The best places to exchange currency of any foreign country for roubles are commercial banks, exchange offices and hotels. Most of banks are open from Monday to Friday from 9 a.m. till 5 p.m. Some of exchange offices are open round-the-clock.


Most hotels, shops and restaurants accept the major types of credit cards, including American Express, Visa and Diners Club. Sometimes you could be asked to show your passport or identifying documents, using a credit card. Nevertheless, be ready to have some cash at hand in case your credit card won't be accepted, because the troubles in using credit cards are not rare in Russia. There will be surely no need in local store credit cards, used in your country.


One can get money in local currency, using cash dispensers (ATM's), which are widely spread in Moscow. Note that depending on the Russian bank, which maintains a cash machine, you will be charged a 1%-4% commission fee.


Traveler's checks haven't become popular in Moscow yet, but some exchange offices and banks accept them. Note that you will be charged a commission fee for cashing a traveler's check.


Like any other megapolis in the world, Moscow is a quite dangerous city, and visitors should pay extra attention to their personal safety and take care of their belongings.

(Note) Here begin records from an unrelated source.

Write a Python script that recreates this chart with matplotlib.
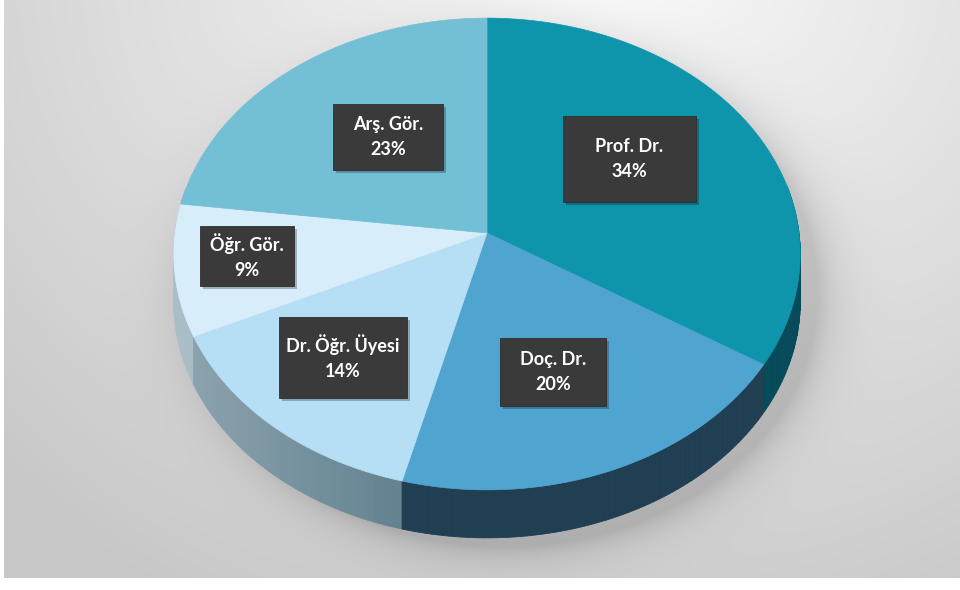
import numpy as np
import matplotlib.pyplot as plt
from matplotlib.patches import Polygon, Rectangle
from matplotlib.colors import to_rgb

# data
labels = ['Prof. Dr.', 'Doç. Dr.', 'Dr. Öğr. Üyesi', 'Öğr. Gör.', 'Arş. Gör.']
shares = [34, 20, 14, 9, 23]
top_colors = ['#0f95ab', '#4fa5cf', '#b6def4', '#d7edfa', '#72bfd6']
side_colors = ['#074a5a', '#203f52', '#527585', '#7c9cab', '#3d6a7a']

# label boxes (center x, center y, width, height) in pixels
box_pos = [(629, 159), (553, 372), (343, 357), (247, 256), (388, 137)]
box_size = [(133, 86), (106, 68), (128, 81), (94, 60), (110, 66)]

# pie geometry (pixels)
cx, cy = 487, 233
rx, ry = 312, 234
k = 0.089          # perspective factor
depth = 48


def project(theta, dy=0.0):
    u = np.sin(theta)
    v = -np.cos(theta)
    s = 1.0 / (1.0 - k * v)
    return cx + rx * u * s, cy + ry * v * s + dy


fig = plt.figure(figsize=(9.6, 5.9), dpi=100)
ax = fig.add_axes([0, 0, 1, 1])
ax.set_xlim(0, 960)
ax.set_ylim(590, 0)
ax.axis('off')

# background panel gradient
W, H = 956, 578
xx, yy = np.meshgrid(np.arange(W) + 4, np.arange(H))
d = np.sqrt(((xx - 600) / 700.0) ** 2 + ((yy + 40) / 620.0) ** 2)
bg = 0.985 - 0.17 * np.clip(d, 0, 1.2)

# soft shadow around the pie
r = np.sqrt(((xx - 505) / 322.0) ** 2 + ((yy - 292) / 262.0) ** 2)
sh = np.exp(-np.clip(r - 0.97, 0, None) / 0.07) * 0.14
bg = np.clip(bg - sh, 0, 1)
img = np.dstack([bg, bg, bg * 1.005])
ax.imshow(np.clip(img, 0, 1), extent=(4, 960, 578, 0), aspect='auto', zorder=0)

# slice angles (clockwise from top)
fr = np.cumsum([0] + shares) / float(sum(shares))
angles = fr * 2 * np.pi

# side of the cylinder, drawn back to front in thin segments
segs = []
for i in range(len(shares)):
    a0, a1 = angles[i], angles[i + 1]
    n = max(int((a1 - a0) / (2 * np.pi) * 360), 2)
    t = np.linspace(a0, a1, n + 1)
    for j in range(n):
        ta, tb = t[j], t[j + 1]
        if -np.cos((ta + tb) / 2) < -0.2:
            continue
        segs.append((-np.cos((ta + tb) / 2), i, ta, tb))
segs.sort()
for v, i, ta, tb in segs:
    xa, ya = project(ta)
    xb, yb = project(tb)
    base = np.array(to_rgb(side_colors[i]))
    xm = (xa + xb) / 2
    light = 0.35 * np.clip((cx - xm) / rx, 0, 1) if i >= 2 else 0.0
    col = base + (1 - base) * light
    quad = [(xa, ya), (xb, yb), (xb, yb + depth), (xa, ya + depth)]
    ax.add_patch(Polygon(quad, closed=True, facecolor=col, edgecolor=col,
                         linewidth=0.6, zorder=2))

# top face
for i in range(len(shares)):
    t = np.linspace(angles[i], angles[i + 1], 200)
    px, py = project(t)
    pts = [(cx, cy)] + list(zip(px, py))
    ax.add_patch(Polygon(pts, closed=True, facecolor=top_colors[i],
                         edgecolor=top_colors[i], linewidth=0.5, zorder=3))

# labels
for i, lab in enumerate(labels):
    bx, by = box_pos[i]
    bw, bh = box_size[i]
    ax.add_patch(Rectangle((bx - bw / 2 + 3, by - bh / 2 + 3), bw, bh,
                           facecolor='#000000', alpha=0.25, zorder=4))
    ax.add_patch(Rectangle((bx - bw / 2, by - bh / 2), bw, bh,
                           facecolor='#3a3a3a', edgecolor='#2e2e2e',
                           linewidth=0.6, zorder=5))
    ax.text(bx, by, '%s\n%d%%' % (lab, shares[i]), ha='center', va='center',
            color='white', fontsize=13, fontweight='bold', family='Lato',
            linespacing=1.55, zorder=6)

fig.savefig('out.png', dpi=100, facecolor='white')
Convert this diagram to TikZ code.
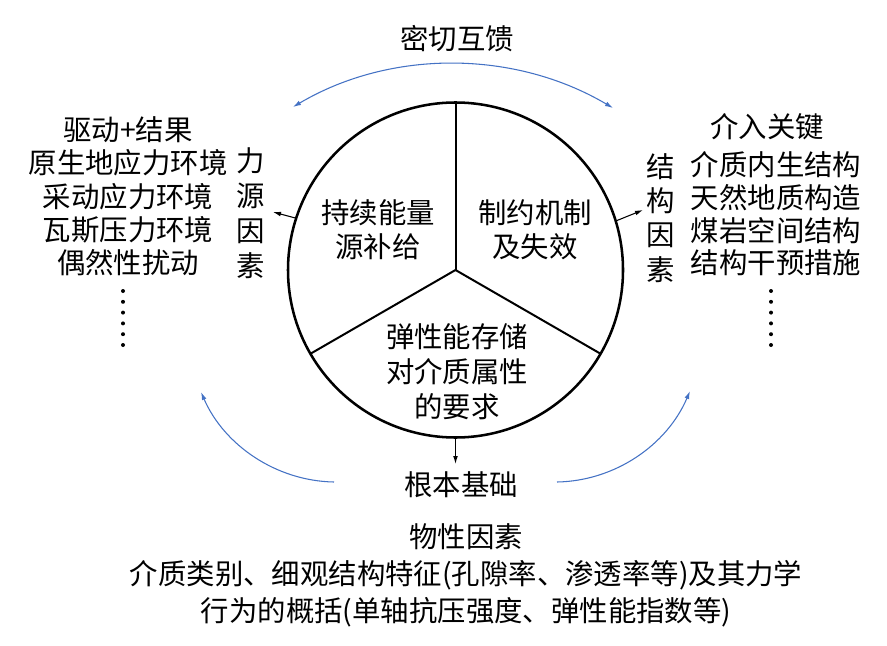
\documentclass[tikz,border=0pt]{standalone}
\usepackage{fontspec}
\setmainfont{Noto Sans CJK SC}
\usetikzlibrary{arrows.meta}
\definecolor{arcblue}{RGB}{68,114,196}
\begin{document}
\begin{tikzpicture}[x=0.75pt,y=-0.75pt,
  txt/.style={inner sep=0pt, outer sep=0pt, align=center, font=\fontsize{21.3}{25}\selectfont},
  pie/.style={draw, circle, line width=1.9pt, minimum size=251.25pt, inner sep=0pt, outer sep=0pt},
  spoke/.style={line width=1.5pt},
  arr/.style={line width=0.8pt, -{Latex[length=6pt,width=3.6pt]}},
  barr/.style={arcblue, line width=0.8pt},
  dot/.style={fill=black}]
\useasboundingbox (0,0) rectangle (887,645);

% main circle
\node[pie] (C) at (455.5,270) {};
\draw[spoke] (C.center) -- (C.90);
\draw[spoke] (C.center) -- (C.210);
\draw[spoke] (C.center) -- (C.330);

% inner texts
\node[txt, font=\fontsize{21.3}{25.5}\selectfont] (s1) at (378,230) {持续能量\\源补给};
\node[txt, font=\fontsize{21.3}{25.5}\selectfont] (s2) at (535,230) {制约机制\\及失效};
\node[txt, font=\fontsize{21.3}{26.25}\selectfont] (s3) at (457,372) {弹性能存储\\对介质属性\\的要求};

% top label
\node[txt] (mq) at (457,39) {密切互馈};

% left side
\node[txt, font=\fontsize{21.3}{25}\selectfont] (ll) at (128,196.5) {驱动+结果\\原生地应力环境\\采动应力环境\\瓦斯压力环境\\偶然性扰动};
\node[txt, font=\fontsize{21.3}{26.25}\selectfont] (lf) at (251,213) {力\\源\\因\\素};

% right side
\node[txt] (rt) at (767,127) {介入关键};
\node[txt, font=\fontsize{21.3}{24.5}\selectfont] (rl) at (776,214) {介质内生结构\\天然地质构造\\煤岩空间结构\\结构干预措施};
\node[txt, font=\fontsize{21.3}{25.7}\selectfont] (rf) at (661,218) {结\\构\\因\\素};

% bottom
\node[txt] (gb) at (461,485) {根本基础};
\node[txt, font=\fontsize{21.3}{27.75}\selectfont] (wx) at (466,575) {物性因素\\介质类别、细观结构特征(孔隙率、渗透率等)及其力学\\行为的概括(单轴抗压强度、弹性能指数等)};

% dots
\foreach \i in {0,...,5} {
  \fill[dot] (123,291+10.8*\i) circle[radius=1.5pt];
  \fill[dot] (771,291+10.8*\i) circle[radius=1.5pt];
}

% black arrows
\coordinate (la) at (273,212);
\coordinate (ra) at (643,210);
\coordinate (ba) at (455.5,464);
\draw[arr] (C.162) -- (la);
\draw[arr] (C.17) -- (ra);
\draw[arr] (C.270) -- (ba);

% blue arcs
\coordinate (tl) at (293,107);
\coordinate (tr) at (613,108);
\draw[barr, {Latex[length=6pt,width=3.6pt]}-{Latex[length=6pt,width=3.6pt]}] (tl) .. controls (391,49) and (515,50) .. (tr);
\coordinate (bl0) at (334,482);
\coordinate (bl1) at (201,392);
\draw[barr, -{Latex[length=6pt,width=3.6pt]}] (bl0) .. controls (276,481) and (224,445) .. (bl1);
\coordinate (br0) at (557,482);
\coordinate (br1) at (690,391);
\draw[barr, -{Latex[length=6pt,width=3.6pt]}] (br0) .. controls (615,481) and (667,445) .. (br1);
\end{tikzpicture}
\end{document}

Note that in the street or at the metro station you can be stopped by the regular police (the militsia), who patrol areas checking some peoples' documents. You'd better carry your passport and registered visa with you at all times just in case.


In restaurants, where waiters serve visitors, tipping is usually expected. In fast food restaurants, cafes or bars, where you order your food at a counter, there is no need in tipping. Usually tipping can be 5 to 10 % of your total bill.